Confederate General Edmund Kirby Smith, commander of the Confederate Trans-Mississippi division, surrenders on May 26, 1865, one of the last Confederate generals to capitulate. Smith, who had become commander of the area in January 1863, was charged with keeping the Mississippi River open to the Southerners. Yet he was more interested in recapturing Arkansas and Missouri, largely because of the influence of Arkansans in the Confederate Congress who helped to secure his appointment.
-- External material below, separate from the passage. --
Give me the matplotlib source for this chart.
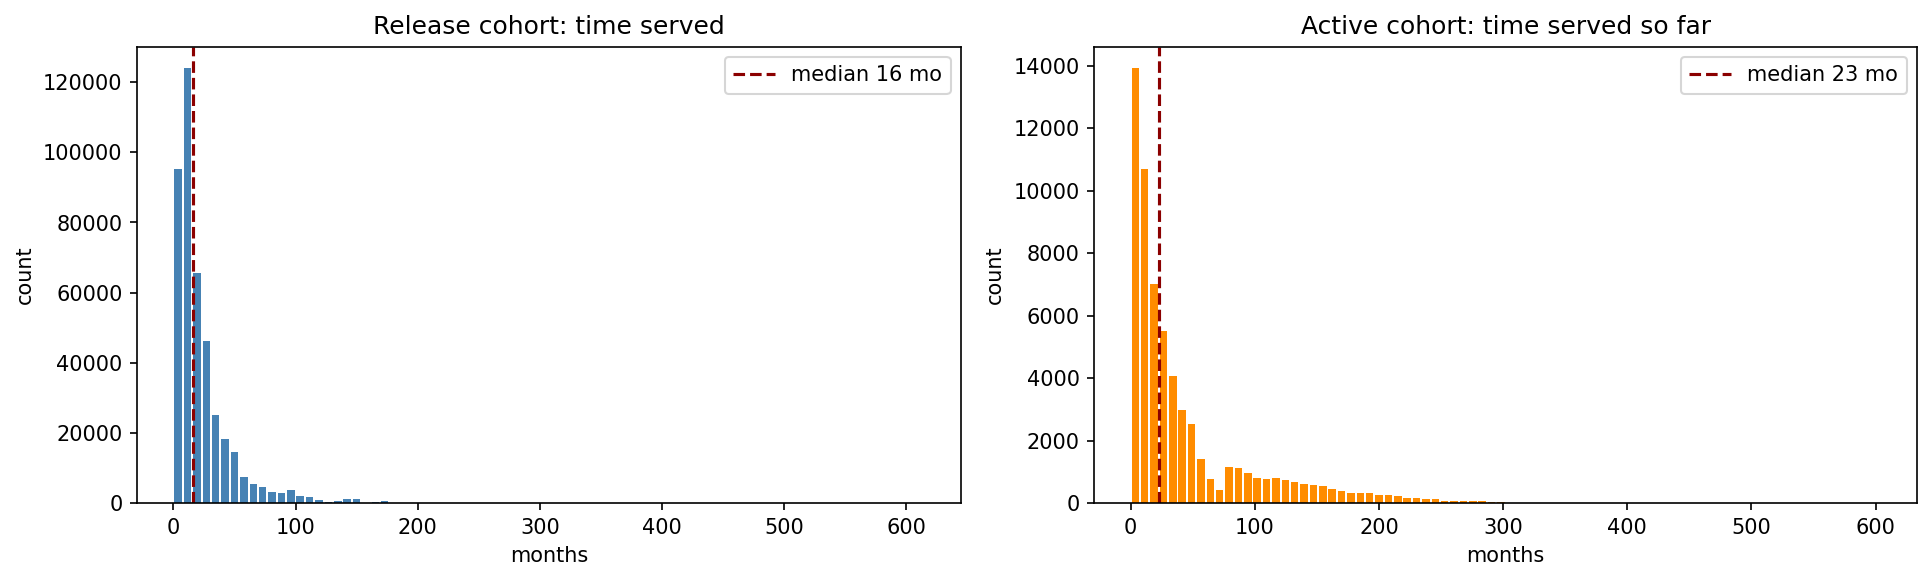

Drawing sharp criticism for his failure to provide relief for Vicksburg, Mississippi in the summer of 1863, Smith later conducted the resistance to the Union’s failed Red River campaign of 1864. When the Confederate forces under Robert E. Lee and Joseph Johnston surrendered in the spring of 1865, Smith continued to resist with his small army in Texas. He insisted that Lee and Johnston were prisoners of war and decried Confederate deserters. On May 26, General Simon Buckner, acting for Smith, met with Union officers in New Orleans to arrange the surrender of Smith’s force under terms similar to Lee’s surrender at Appomattox Court House, Virginia. Smith reluctantly agreed, and officially laid down his arms at Galveston on June 2. Smith himself fled to Mexico, and then to Cuba, before returning to Virginia in November 1865 to sign an amnesty oath. He was the last surviving full Confederate general until his death in 1893.
Twenty-three days after Smith’s surrender, Brigadier General Stand Watie, a Cherokee, became the last Confederate field general to surrender.